Quelques mots, quelques lignes, et un·e condamné·e
Quelques lignes qui se perdent au fond d’une page, une étroite colonne qui grignote la marge. Un encart plus petit que la photo qui l’accompagne – des barreaux sagement alignés, lustrés pour l’occasion, tirés d’une banque d’images en libre accès. Quelques lignes, quelques courtes phrases qui prétendent dire tout en une poignée de mots jetés là. Des mots violents pour décrire la violence. Des mots abandonnés entre les serres de l’opinion publique qui, ouvrant grand son bec intransigeant, piaille à l’envi, déchiquette le paragraphe, dépèce les phrases, taillade les sens pour ne laisser derrière elle que les restes soudainement frelatés d’un incident sommairement relaté.
Quelques lignes, quelques mots, pas beaucoup, juste assez pour peser de tout leur poids sur le mauvais plateau de la balance, pour s’inscrire dans la mauvaise cellule du tableau, pour justifier l’infernale dichotomie et les fantasmes des un·es colmatant leurs failles par la chute des autres.
Parce qu’il le faut, on a choisi son camp, celui du lésé, de la victime. Le temps d’une lecture, l’individualisme cède sa place à une forme de solidarité nouvelle et sélective. On se sent blessé·es, offensé·es, et on s’offusque alors du laxisme d’une justice décadente, on exige une véritable peine, on affirme que l’on ne veut pas de ça chez nous. Alors, dans un même geste insensé, funeste communion, on saisit le glaive qu’une Iustitia trop indulgente n’avait pas brandi assez haut et on l’abat avec force et détermination. Et dans le fracas de la lame qui tranche, on n’entend ni les plaintes douloureuses des victimes, ni les souffrances à peine dissimulées des condamné·es au prénom d’emprunt.
Quelques lignes austères dans une langue complexe. Une affaire froidement numérotée, entre celle d’avant et celle d’après. Sur la page, d’autres numéros pour d’autres affaires qui servent d’exemples, qui justifient la décision. Et des articles de loi, eux aussi numérotés, longuement discutés jusqu’à ce qu’un seul survive à l’implacable argumentation, jusqu’à ce qu’un seul soit en mesure, par un étrange procédé nommé subsomption, de résumer toutes ces heures de débats, toutes ces pages d’expertises, toutes les circonstances qui entouraient l’acte punissable dont il fut question. Oubliant parfois les années de vies qui le précédèrent. Faisant fi de celles à venir.

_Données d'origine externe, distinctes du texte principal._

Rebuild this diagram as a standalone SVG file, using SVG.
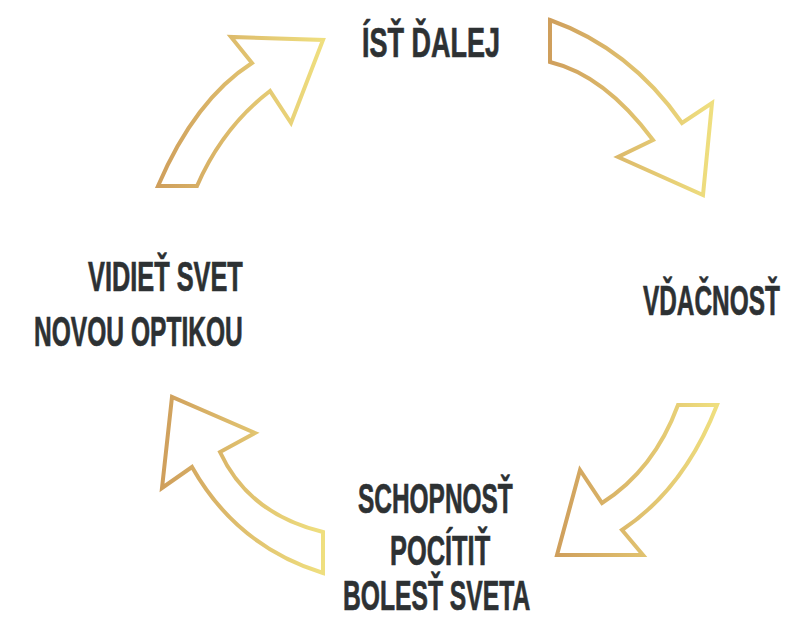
<svg xmlns="http://www.w3.org/2000/svg" width="790" height="619" viewBox="0 0 790 619">
  <defs>
    <linearGradient id="gold" x1="0" y1="0.5" x2="1" y2="0.5">
      <stop offset="0" stop-color="#cf9f5c"/>
      <stop offset="1" stop-color="#efdf7f"/>
    </linearGradient>
  </defs>
  <style>
    .arrow { fill: none; stroke: url(#gold); stroke-width: 4; stroke-linejoin: miter; }
    .lbl { font-family: "Liberation Sans", Arial, sans-serif; font-weight: bold; font-size: 42px; fill: #2d3133; stroke: #2d3133; stroke-width: 0.7; }
  </style>
  <rect width="790" height="619" fill="#ffffff"/>
  <g id="connectors">
    <path class="arrow" d="M158,186 Q195,99.5 252,63 L231,37 L323,40 L291,123 L270,91 Q222.5,127.5 197,186 Z"/>
    <path class="arrow" d="M550,20 Q630,48.5 682,123 L712,103 L703,195 L618,157 L653,140 Q604.5,75 550,62 Z"/>
    <path class="arrow" d="M717,405 Q684.5,488.5 622,530 L643,555 L557,555 L580,470 L602,503 Q654,470 678,405 Z"/>
    <path class="arrow" d="M323,573 Q236.5,546 192,467 L162,488 L172,397 L255,433 L220,452 Q248.5,514 323,532 Z"/>
  </g>
  <g id="node-ist-dalej">
    <g transform="translate(362,57) scale(0.6,1)">
      <text class="lbl" x="0" y="0" textLength="230" lengthAdjust="spacingAndGlyphs">ÍSŤ ĎALEJ</text>
    </g>
  </g>
  <g id="node-vdacnost">
    <g transform="translate(643,315) scale(0.6,1)">
      <text class="lbl" x="0" y="0" textLength="228" lengthAdjust="spacingAndGlyphs">VĎAČNOSŤ</text>
    </g>
  </g>
  <g id="node-schopnost">
    <g transform="translate(358,513) scale(0.6,1)">
      <text class="lbl" x="0" y="0" textLength="258" lengthAdjust="spacingAndGlyphs">SCHOPNOSŤ</text>
    </g>
    <g transform="translate(390,565) scale(0.6,1)">
      <text class="lbl" x="0" y="0" textLength="167" lengthAdjust="spacingAndGlyphs">POCÍTIŤ</text>
    </g>
    <g transform="translate(343,610) scale(0.6,1)">
      <text class="lbl" x="0" y="0" textLength="312" lengthAdjust="spacingAndGlyphs">BOLESŤ SVETA</text>
    </g>
  </g>
  <g id="node-vidiet">
    <g transform="translate(88,291) scale(0.6,1)">
      <text class="lbl" x="0" y="0" textLength="258" lengthAdjust="spacingAndGlyphs">VIDIEŤ SVET</text>
    </g>
    <g transform="translate(34,346) scale(0.6,1)">
      <text class="lbl" x="0" y="0" textLength="348" lengthAdjust="spacingAndGlyphs">NOVOU OPTIKOU</text>
    </g>
  </g>
</svg>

Un article dans une loi, un article dans un journal. Quelques lignes de reproches. Des jugements. Une affaire comme tant d’autres, un simple fait divers. Et pourtant, les espaces clos, les grilles, les heures rallongées, les jours sans soleil et les pas résignés dans l’ombre des hauts murs. Les portes qui se ferment bruyamment. Et l’espoir, fine poussière, qui s’envole peu à peu et se glisse entre les barreaux pour sortir de l’enceinte sécurisée, s’accrochant à la pointe acérée d’un barbelé, avant de s’enfuir là-bas, au loin, où les trains passent dans un sens et puis dans l’autre. Si loin que d’ici, on ne les entend pas.